• **What you have to do**:
Only the lines from the start of the data through the one containing "2.31, 2.37, 2.44];" belong in your answer; return them exactly.

■ ■ ■ ■

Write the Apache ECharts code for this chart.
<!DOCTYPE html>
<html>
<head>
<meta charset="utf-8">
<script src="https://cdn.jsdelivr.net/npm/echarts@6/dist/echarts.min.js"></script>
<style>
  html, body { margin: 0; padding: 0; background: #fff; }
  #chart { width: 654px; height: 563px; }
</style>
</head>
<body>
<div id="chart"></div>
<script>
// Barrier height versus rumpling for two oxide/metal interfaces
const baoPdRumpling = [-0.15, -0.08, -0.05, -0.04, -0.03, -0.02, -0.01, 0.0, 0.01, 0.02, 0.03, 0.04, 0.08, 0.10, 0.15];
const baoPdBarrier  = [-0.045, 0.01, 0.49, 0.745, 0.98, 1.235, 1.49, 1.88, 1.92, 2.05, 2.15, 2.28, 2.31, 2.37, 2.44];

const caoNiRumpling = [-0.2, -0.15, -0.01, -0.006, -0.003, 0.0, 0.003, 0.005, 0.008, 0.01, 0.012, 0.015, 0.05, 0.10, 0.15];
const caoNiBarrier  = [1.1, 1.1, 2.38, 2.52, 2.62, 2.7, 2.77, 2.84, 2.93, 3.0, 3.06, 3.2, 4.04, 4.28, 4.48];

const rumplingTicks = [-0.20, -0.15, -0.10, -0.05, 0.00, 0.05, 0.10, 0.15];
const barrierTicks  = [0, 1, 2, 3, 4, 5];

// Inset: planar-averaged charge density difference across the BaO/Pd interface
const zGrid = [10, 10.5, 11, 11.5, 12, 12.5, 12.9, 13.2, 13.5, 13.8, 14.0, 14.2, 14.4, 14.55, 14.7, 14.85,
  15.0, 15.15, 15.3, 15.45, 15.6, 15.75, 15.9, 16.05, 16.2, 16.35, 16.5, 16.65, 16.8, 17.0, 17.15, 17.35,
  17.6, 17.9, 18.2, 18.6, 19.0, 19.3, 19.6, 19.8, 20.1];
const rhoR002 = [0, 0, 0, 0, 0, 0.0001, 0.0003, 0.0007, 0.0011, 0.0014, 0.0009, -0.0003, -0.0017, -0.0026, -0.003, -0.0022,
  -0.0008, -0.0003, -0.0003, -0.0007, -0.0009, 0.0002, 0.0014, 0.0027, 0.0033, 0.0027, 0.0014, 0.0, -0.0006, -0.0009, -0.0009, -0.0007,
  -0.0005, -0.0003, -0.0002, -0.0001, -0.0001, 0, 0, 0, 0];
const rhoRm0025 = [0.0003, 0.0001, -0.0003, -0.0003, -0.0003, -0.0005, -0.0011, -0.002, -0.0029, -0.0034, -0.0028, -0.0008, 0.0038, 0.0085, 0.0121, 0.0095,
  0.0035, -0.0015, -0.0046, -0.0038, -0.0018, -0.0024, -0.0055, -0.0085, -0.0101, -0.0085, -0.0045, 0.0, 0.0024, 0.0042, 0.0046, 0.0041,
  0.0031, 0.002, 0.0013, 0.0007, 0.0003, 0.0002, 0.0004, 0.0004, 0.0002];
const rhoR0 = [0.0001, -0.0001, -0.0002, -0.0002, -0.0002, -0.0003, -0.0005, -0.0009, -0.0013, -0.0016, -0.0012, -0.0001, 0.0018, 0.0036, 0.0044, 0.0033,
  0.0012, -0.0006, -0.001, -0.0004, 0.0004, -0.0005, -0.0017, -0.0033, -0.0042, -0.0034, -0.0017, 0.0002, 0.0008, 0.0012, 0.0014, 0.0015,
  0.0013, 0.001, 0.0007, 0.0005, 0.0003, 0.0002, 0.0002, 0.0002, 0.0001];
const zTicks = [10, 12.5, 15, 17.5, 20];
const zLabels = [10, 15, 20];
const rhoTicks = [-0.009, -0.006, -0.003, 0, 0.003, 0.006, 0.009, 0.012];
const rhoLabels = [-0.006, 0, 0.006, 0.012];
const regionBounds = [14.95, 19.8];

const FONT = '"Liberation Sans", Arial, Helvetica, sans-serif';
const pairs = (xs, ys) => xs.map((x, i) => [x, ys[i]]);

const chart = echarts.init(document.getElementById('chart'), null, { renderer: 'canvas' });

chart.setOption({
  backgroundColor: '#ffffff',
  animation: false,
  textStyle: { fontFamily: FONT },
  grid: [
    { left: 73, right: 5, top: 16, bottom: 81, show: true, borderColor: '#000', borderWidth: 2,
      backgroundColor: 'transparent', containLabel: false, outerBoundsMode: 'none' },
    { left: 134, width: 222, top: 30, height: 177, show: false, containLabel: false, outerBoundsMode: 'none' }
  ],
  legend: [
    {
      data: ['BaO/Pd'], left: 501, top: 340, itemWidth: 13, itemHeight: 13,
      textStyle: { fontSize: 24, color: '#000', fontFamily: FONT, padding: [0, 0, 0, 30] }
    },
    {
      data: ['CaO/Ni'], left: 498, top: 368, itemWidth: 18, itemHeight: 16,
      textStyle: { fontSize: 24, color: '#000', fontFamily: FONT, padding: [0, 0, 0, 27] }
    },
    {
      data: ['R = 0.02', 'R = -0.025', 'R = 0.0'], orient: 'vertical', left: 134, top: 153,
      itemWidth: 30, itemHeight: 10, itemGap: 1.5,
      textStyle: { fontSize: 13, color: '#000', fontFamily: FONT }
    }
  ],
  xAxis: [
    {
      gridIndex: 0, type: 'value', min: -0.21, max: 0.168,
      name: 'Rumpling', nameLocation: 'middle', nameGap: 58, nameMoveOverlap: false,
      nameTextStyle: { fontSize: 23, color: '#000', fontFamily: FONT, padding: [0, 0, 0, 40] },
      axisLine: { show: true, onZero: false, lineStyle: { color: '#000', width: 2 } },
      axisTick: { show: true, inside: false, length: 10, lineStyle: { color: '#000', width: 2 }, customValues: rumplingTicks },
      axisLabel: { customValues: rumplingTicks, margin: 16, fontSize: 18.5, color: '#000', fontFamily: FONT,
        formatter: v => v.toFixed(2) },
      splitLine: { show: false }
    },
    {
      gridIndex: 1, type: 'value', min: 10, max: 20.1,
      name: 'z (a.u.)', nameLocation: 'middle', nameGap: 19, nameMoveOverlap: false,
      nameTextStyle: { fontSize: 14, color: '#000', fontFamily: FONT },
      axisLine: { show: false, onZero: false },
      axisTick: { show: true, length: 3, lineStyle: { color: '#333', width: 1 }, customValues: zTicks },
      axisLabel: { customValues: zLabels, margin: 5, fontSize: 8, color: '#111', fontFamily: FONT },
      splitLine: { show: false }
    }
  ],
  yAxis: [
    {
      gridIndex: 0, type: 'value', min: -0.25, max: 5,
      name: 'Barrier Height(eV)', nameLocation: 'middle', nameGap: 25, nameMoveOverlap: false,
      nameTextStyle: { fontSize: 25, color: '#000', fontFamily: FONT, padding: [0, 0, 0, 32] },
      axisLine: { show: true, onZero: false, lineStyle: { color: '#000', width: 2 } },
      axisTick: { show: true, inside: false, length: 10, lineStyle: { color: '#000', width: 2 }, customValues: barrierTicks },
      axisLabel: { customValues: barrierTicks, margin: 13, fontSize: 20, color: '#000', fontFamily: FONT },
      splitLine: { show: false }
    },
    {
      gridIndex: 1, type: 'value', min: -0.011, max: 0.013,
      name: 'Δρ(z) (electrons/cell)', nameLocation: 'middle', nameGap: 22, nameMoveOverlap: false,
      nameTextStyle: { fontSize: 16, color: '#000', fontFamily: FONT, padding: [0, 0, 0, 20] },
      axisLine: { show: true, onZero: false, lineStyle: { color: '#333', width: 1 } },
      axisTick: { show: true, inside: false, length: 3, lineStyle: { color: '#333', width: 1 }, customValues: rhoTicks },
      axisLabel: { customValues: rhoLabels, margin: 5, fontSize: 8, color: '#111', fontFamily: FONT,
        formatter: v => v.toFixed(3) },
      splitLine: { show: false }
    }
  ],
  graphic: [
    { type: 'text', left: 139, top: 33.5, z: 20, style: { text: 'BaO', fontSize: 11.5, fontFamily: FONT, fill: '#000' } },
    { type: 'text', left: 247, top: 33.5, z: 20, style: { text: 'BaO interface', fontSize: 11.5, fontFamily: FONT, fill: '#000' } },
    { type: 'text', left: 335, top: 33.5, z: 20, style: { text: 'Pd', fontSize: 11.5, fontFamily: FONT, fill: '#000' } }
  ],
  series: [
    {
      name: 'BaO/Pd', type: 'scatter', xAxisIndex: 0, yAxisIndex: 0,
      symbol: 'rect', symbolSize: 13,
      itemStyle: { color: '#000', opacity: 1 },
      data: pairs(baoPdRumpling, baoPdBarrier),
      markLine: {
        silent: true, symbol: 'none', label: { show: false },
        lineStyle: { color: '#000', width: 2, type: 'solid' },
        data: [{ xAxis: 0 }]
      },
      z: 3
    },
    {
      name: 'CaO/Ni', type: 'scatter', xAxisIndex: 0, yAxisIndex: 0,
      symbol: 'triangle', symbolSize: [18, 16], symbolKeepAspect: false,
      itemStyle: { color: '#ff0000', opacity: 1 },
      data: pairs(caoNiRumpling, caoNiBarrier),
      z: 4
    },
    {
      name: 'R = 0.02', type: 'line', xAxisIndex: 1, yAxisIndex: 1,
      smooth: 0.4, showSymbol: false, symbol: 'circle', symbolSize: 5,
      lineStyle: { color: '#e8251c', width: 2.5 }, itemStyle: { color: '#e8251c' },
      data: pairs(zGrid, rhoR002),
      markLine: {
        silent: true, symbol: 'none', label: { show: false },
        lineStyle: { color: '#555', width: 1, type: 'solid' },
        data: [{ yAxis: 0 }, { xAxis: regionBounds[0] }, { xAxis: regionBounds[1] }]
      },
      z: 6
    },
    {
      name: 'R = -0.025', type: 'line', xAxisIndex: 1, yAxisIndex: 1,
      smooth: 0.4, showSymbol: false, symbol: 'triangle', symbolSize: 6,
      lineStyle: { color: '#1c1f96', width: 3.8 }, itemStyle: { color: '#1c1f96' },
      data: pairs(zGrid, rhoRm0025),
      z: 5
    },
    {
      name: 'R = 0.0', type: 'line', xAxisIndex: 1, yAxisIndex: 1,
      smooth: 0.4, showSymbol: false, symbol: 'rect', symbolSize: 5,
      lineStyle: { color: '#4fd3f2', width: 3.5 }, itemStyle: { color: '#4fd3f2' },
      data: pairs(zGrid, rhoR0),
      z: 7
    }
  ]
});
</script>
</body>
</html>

■ ■ ■ ■

• **Written response**:
Write the Apache ECharts code for this chart.
<!DOCTYPE html>
<html>
<head>
<meta charset="utf-8">
<script src="https://cdn.jsdelivr.net/npm/echarts@6/dist/echarts.min.js"></script>
<style>
  html, body { margin: 0; padding: 0; background: #fff; }
  #chart { width: 654px; height: 563px; }
</style>
</head>
<body>
<div id="chart"></div>
<script>
// Barrier height versus rumpling for two oxide/metal interfaces
const baoPdRumpling = [-0.15, -0.08, -0.05, -0.04, -0.03, -0.02, -0.01, 0.0, 0.01, 0.02, 0.03, 0.04, 0.08, 0.10, 0.15];
const baoPdBarrier  = [-0.045, 0.01, 0.49, 0.745, 0.98, 1.235, 1.49, 1.88, 1.92, 2.05, 2.15, 2.28, 2.31, 2.37, 2.44];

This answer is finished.